PROVIDED DATA:
========================================================================

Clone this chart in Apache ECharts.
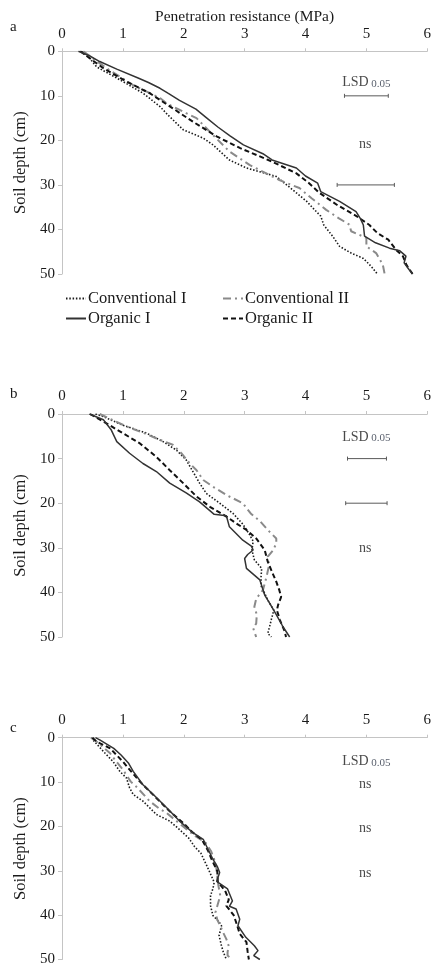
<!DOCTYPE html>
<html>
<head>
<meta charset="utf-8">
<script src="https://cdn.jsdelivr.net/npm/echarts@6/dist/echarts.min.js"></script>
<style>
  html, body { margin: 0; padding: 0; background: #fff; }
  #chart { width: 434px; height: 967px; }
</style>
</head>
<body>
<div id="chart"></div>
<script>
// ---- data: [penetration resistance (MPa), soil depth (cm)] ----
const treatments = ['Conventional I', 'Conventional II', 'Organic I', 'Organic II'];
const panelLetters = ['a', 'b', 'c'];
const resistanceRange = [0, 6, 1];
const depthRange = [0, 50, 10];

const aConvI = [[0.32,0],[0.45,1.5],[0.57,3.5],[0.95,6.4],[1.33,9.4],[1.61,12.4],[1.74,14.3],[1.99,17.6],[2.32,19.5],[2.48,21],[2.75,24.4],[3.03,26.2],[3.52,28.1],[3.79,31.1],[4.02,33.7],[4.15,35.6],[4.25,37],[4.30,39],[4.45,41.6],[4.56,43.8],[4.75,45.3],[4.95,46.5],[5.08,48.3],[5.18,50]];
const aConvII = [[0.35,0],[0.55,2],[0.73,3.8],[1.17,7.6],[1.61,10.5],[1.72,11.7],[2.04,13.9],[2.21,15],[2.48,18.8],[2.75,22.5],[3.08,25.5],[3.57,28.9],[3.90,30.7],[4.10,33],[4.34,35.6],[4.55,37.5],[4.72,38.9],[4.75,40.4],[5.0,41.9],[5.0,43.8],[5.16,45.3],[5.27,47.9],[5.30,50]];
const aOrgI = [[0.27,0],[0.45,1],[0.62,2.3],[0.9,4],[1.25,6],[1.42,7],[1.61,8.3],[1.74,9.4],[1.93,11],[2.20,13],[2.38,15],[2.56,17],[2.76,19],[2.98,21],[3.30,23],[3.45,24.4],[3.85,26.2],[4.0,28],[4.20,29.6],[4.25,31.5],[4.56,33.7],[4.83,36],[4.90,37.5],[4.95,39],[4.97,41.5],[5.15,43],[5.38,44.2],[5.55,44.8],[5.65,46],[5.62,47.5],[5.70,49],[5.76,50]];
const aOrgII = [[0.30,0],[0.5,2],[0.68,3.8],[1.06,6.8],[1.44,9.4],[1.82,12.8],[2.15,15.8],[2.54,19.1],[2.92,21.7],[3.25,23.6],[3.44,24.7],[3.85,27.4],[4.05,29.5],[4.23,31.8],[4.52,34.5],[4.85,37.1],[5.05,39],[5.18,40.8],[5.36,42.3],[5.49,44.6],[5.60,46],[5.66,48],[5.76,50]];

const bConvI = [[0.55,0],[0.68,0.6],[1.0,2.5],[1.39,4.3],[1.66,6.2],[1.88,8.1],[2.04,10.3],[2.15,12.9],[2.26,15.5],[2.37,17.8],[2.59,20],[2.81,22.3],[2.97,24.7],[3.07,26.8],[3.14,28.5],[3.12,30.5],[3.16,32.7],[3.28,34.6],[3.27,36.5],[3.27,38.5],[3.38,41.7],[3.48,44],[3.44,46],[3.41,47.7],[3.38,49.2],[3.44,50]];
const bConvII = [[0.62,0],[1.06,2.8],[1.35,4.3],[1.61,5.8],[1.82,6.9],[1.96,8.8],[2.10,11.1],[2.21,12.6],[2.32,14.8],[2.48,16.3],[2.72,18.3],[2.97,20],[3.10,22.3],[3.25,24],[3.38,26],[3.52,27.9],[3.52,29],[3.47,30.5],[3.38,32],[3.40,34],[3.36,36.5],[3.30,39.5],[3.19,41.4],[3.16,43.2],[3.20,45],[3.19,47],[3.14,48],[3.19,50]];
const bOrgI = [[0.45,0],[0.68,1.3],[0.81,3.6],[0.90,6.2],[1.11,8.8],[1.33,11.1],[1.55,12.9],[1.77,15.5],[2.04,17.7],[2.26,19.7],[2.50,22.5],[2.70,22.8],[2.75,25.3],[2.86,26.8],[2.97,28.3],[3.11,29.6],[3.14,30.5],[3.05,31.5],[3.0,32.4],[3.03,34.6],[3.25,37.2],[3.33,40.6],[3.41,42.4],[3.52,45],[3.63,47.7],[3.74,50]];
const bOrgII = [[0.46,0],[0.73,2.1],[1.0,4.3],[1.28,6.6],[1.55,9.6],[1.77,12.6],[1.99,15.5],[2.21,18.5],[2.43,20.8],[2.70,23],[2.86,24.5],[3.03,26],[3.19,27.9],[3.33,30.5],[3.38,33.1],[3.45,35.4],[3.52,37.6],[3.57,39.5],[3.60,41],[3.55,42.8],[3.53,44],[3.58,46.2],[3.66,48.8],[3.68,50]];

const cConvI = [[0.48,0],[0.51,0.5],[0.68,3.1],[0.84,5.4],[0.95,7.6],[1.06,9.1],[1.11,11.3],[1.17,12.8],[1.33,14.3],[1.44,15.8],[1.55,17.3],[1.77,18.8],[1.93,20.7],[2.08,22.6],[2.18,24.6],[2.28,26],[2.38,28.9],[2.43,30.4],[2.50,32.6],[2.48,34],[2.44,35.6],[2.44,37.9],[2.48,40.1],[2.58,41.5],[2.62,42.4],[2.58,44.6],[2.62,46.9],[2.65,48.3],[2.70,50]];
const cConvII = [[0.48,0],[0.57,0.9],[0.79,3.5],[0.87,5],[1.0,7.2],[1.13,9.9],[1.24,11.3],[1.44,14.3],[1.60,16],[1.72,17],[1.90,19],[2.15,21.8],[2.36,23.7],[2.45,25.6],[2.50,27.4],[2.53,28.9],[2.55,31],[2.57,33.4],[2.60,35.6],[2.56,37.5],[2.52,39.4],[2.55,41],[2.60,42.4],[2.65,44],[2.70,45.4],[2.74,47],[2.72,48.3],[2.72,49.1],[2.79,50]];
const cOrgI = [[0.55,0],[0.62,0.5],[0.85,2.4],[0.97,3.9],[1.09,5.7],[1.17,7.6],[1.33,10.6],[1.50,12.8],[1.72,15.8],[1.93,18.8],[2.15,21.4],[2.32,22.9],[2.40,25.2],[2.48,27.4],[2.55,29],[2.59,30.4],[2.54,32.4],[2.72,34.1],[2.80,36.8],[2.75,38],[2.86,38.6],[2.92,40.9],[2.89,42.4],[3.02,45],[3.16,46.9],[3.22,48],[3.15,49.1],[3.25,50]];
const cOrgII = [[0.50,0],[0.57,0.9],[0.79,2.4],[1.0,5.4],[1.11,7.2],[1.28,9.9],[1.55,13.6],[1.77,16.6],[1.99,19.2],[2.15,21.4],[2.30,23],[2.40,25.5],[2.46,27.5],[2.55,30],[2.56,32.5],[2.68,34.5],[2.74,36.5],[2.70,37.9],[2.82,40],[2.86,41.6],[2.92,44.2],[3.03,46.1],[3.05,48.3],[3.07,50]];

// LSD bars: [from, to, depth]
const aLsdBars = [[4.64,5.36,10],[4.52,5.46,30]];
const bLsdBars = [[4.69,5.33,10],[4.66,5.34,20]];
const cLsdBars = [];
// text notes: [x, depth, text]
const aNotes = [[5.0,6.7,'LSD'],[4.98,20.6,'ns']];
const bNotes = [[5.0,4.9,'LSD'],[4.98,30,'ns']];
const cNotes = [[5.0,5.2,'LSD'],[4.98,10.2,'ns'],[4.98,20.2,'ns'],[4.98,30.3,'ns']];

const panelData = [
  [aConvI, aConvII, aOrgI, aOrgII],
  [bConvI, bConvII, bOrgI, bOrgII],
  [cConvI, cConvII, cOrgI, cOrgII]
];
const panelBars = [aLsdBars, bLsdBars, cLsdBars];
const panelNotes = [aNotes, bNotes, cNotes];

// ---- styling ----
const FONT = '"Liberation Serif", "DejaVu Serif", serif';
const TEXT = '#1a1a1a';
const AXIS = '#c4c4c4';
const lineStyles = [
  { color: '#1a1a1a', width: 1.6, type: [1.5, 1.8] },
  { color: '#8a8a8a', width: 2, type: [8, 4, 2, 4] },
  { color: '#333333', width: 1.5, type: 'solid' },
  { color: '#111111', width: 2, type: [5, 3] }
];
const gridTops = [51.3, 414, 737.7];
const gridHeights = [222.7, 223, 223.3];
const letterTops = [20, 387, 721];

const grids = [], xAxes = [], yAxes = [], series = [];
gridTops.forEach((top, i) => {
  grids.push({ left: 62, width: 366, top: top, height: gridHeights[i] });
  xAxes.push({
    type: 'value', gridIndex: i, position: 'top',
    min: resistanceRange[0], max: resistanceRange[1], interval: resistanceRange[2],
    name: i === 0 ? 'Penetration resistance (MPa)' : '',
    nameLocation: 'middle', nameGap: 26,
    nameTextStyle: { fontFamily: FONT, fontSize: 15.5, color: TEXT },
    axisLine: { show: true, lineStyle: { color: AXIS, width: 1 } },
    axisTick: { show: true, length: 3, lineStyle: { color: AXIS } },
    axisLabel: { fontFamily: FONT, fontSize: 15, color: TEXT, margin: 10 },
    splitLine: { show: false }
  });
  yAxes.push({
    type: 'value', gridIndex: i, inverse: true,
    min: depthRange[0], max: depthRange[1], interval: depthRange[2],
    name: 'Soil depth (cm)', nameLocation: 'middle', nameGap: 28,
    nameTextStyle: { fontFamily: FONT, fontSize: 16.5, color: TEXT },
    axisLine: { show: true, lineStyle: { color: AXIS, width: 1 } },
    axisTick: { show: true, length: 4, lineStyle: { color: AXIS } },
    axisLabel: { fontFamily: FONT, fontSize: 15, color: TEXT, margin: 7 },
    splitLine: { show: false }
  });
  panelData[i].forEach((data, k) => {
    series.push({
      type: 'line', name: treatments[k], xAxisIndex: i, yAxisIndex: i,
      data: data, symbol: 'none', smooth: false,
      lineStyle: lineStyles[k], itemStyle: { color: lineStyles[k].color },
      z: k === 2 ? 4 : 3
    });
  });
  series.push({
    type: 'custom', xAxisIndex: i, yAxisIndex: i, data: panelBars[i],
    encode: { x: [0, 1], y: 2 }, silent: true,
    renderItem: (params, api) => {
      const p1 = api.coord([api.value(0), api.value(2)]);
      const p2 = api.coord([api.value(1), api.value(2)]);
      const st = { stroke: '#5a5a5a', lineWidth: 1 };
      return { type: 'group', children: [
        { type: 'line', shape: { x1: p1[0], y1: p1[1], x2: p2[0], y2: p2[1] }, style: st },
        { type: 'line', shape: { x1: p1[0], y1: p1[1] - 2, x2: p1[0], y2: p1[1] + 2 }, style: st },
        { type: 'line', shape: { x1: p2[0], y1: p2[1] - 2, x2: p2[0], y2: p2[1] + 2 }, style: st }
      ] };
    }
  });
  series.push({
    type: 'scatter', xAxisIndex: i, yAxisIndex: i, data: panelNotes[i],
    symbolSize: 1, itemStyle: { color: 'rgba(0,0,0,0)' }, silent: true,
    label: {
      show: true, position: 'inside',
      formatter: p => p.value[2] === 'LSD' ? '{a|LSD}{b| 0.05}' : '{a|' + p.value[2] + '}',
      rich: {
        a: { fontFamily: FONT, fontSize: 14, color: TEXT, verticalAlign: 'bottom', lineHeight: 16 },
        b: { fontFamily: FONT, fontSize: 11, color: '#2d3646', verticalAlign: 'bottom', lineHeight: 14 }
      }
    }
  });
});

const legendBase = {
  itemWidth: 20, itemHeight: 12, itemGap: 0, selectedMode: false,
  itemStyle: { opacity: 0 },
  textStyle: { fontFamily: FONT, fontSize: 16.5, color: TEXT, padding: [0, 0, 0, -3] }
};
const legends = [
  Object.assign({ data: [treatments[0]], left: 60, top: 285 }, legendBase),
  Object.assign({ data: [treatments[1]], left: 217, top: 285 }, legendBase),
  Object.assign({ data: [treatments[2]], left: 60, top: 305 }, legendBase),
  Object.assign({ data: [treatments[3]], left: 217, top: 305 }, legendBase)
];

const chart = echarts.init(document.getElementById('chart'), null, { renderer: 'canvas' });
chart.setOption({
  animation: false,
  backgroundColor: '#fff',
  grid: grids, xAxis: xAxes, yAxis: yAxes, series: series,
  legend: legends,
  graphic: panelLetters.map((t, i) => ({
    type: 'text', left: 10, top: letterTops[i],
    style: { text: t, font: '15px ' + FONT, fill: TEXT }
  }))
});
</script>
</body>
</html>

========================================================================

WHAT YOU HAVE TO DO: Return, unchanged, the lines from the first line of the material through the line that holds "const depthRange = [0, 50, 10];", inclusive, omitting pictures.

TASK RESPONSE:
Clone this chart in Apache ECharts.
<!DOCTYPE html>
<html>
<head>
<meta charset="utf-8">
<script src="https://cdn.jsdelivr.net/npm/echarts@6/dist/echarts.min.js"></script>
<style>
  html, body { margin: 0; padding: 0; background: #fff; }
  #chart { width: 434px; height: 967px; }
</style>
</head>
<body>
<div id="chart"></div>
<script>
// ---- data: [penetration resistance (MPa), soil depth (cm)] ----
const treatments = ['Conventional I', 'Conventional II', 'Organic I', 'Organic II'];
const panelLetters = ['a', 'b', 'c'];
const resistanceRange = [0, 6, 1];
const depthRange = [0, 50, 10];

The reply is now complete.